The necklaces and the pendant ornament on the right shoulder are of the same type as those of the above figures ( Rishabantaka post) and thus affords a proof of its grouping with them. The Yagnopavita is made of two strands, twisted like a rope. Besides, along mala – a string made up of small globules is seen. Perhaps they represent severed heads, in which case thus becomes a Munda – Mala.

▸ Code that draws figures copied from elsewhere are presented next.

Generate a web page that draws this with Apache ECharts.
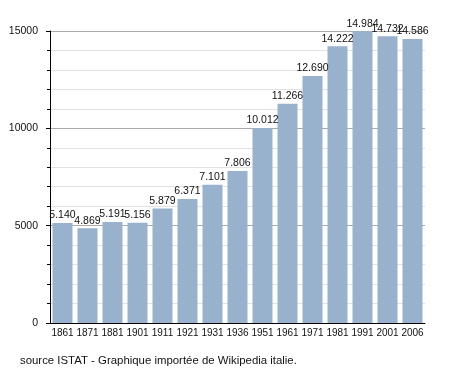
<!DOCTYPE html>
<html><head><meta charset="utf-8">
<script src="https://cdn.jsdelivr.net/npm/echarts@6/dist/echarts.min.js"></script>
<style>html,body{margin:0;padding:0;background:#fff}#c{width:455px;height:373px}</style>
</head><body><div id="c"></div>
<script>
const years = ['1861','1871','1881','1901','1911','1921','1931','1936','1951','1961','1971','1981','1991','2001','2006'];
const population = [5140,4869,5191,5156,5879,6371,7101,7806,10012,11266,12690,14222,14984,14732,14586];
const yTicks = [0,5000,10000,15000];
const sourceText = 'source ISTAT - Graphique importée de Wikipedia italie.';
const font = '"Liberation Sans", Arial, sans-serif';
function fmt(v){ const s=String(v); return s.length>3 ? s.slice(0,-3)+'.'+s.slice(-3) : s; }
const chart = echarts.init(document.getElementById('c'), null, {renderer:'canvas'});
chart.setOption({
  animation:false,
  backgroundColor:'#fff',
  textStyle:{fontFamily:font},
  grid:{left:50,right:30,top:31,bottom:50,containLabel:false},
  graphic:[{type:'text',left:20,top:355,style:{text:sourceText,font:'11.4px '+font,fill:'#111'}}],
  xAxis:{type:'category',data:years,
    axisLine:{lineStyle:{color:'#000',width:1}},axisTick:{show:false},
    axisLabel:{color:'#111',fontSize:10,fontFamily:font,margin:5,interval:0}},
  yAxis:{type:'value',min:yTicks[0],max:yTicks[yTicks.length-1],interval:5000,
    axisLine:{show:true,lineStyle:{color:'#000',width:1}},
    axisTick:{show:true,inside:false,length:4,lineStyle:{color:'#000'}},
    minorTick:{show:true,splitNumber:5,length:3,lineStyle:{color:'#000'}},
    splitLine:{show:true,lineStyle:{color:'#aaa',width:1}},
    minorSplitLine:{show:true,lineStyle:{color:'#e2e2e2',width:1}},
    axisLabel:{color:'#111',fontSize:10.5,fontFamily:font,margin:12,formatter:v=>String(v)}},
  series:[{type:'bar',data:population,barCategoryGap:'20%',
    itemStyle:{color:'#98b1cc'},
    label:{show:true,position:'top',distance:2,color:'#111',fontSize:10.5,fontFamily:font,
      formatter:p=>fmt(p.value)}}]
});
</script></body></html>
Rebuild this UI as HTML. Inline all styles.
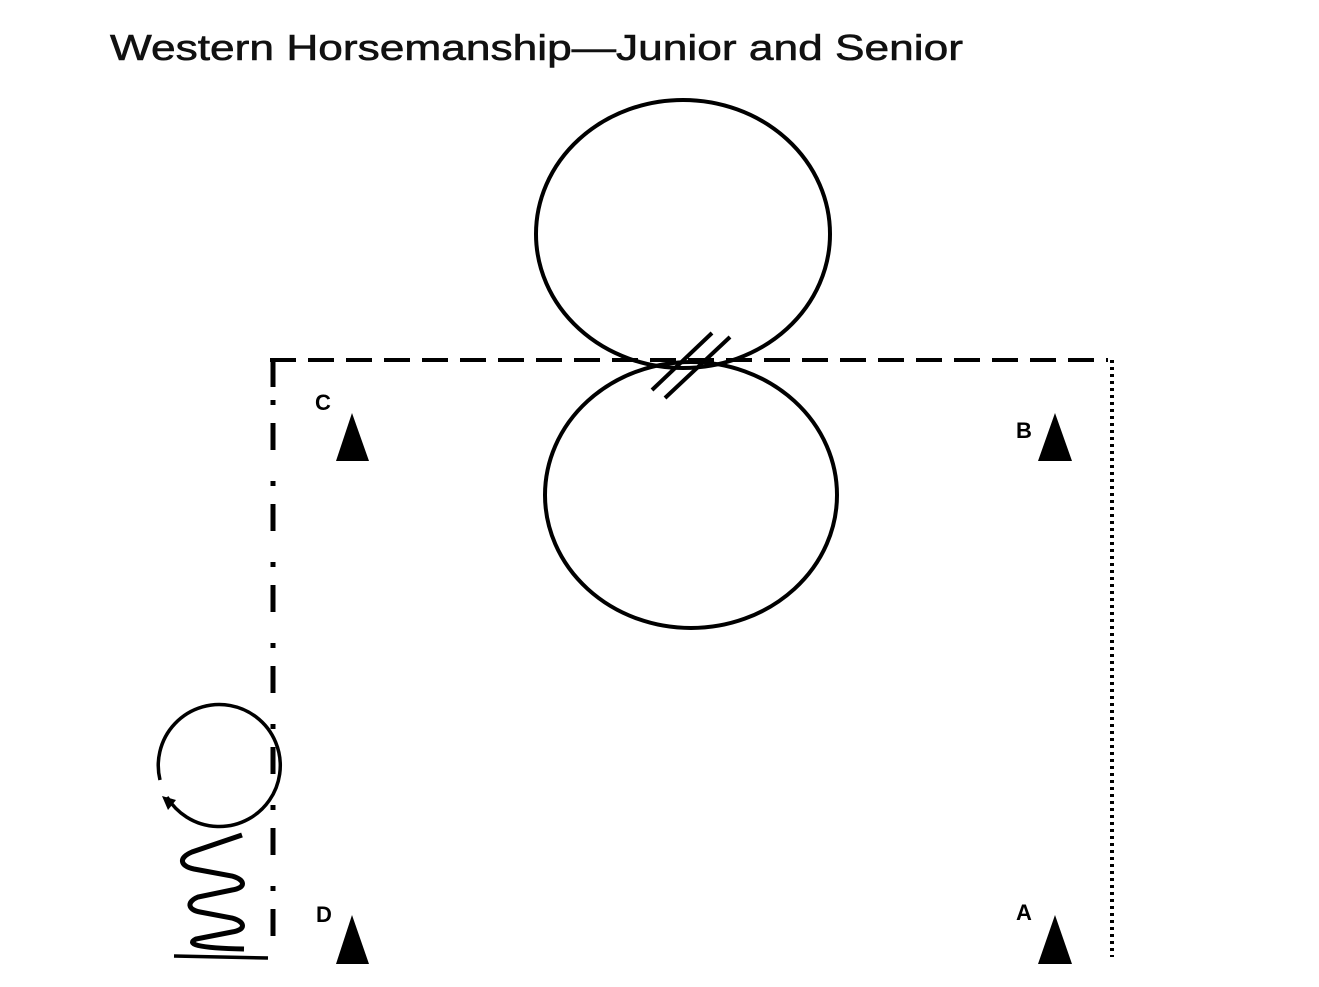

Arms are displayed in fan-wise series on either side, and the manner of their attachment to one another is beautiful. The armlets are actual naga-valayas and in no other bronzes armlets of this kind are seen – this is where this bronze started differentiating with the one in the Fresco. Its does not have this feature
Except, the three hands, namely the upper most right hand, the corresponding left hand and the lowermost left hand which hold respectively, a damaru, a bell and a bowl, the rest are in kataka poses. The series of arms seen one below the other in the depth of each side is impressive.
No tassels are present in the Udara bandha. This figure shows two serpents with their bodies twisted and wound round the waist. Further their heads are converted into decorative pieces adorning the thighs. The manner of showing them hanging on the thighs is superb.
Now, comes the definitive clue. There are two snakes in the bronze, but only one in the painting ! So this is not the bronze shown in the painting !
Now, you will understand, how important documenting our heritage is and Kudos to the team behind this spectacular book. Cannot call it a collector’s item, for its something that has to be studied and taught in art schools and subject of many Phd’s.